Amherst County Public Schools staff reported the results of a state special‑education monitoring review for the 2024–25 year and told the board the overall findings were largely positive, with most noncompliance instances described as clerical errors in student records.
Staff said the state initially flagged a number of records; after further review the district and the VDOE monitoring specialist agreed that 20 of the originally flagged records were actually compliant, reducing the required corrections. Of the remaining 31 records that staff determined needed action, 30 were clerical in nature (missing boxes, wording or other small documentation issues). One record was identified as nonclerical and related to a timeliness matter: a referral to the district’s IST (intervention) team that was processed seven days late.

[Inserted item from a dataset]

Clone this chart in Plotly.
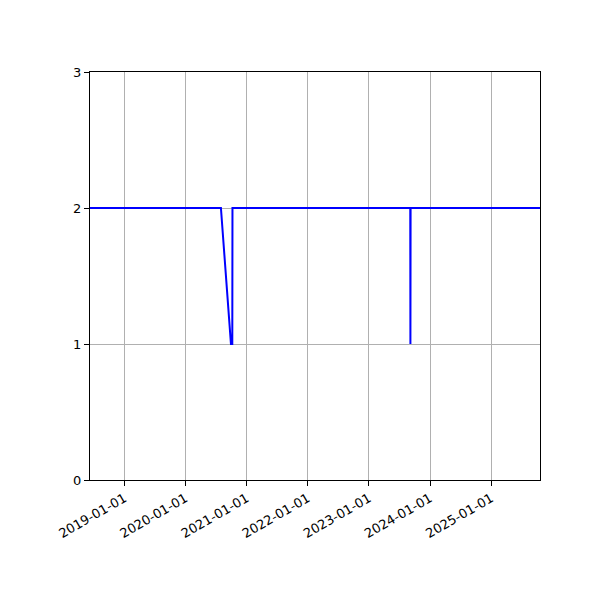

Why this matters: special‑education monitoring reviews compliance across multiple required documents and procedures. The administration told the board that many files contain multiple components, and a single clerical omission can count as noncompliance under review even when services were provided. Staff emphasized the large volume of documentation reviewed and recommended corrective actions to address the limited findings.
Staff also reported a separate finance monitoring letter: the state determined the district is not at risk with respect to IDEA fiscal monitoring and will not be conducting a fiscal review at this time. The finance office had submitted required documentation and will continue routine reporting and any corrective steps the monitoring letter specifies.
Next steps: administration and special‑education leadership will correct the specified records and implement any required documentation process changes identified by the state. The board was invited to ask staff for more detail and to follow up on any remaining questions.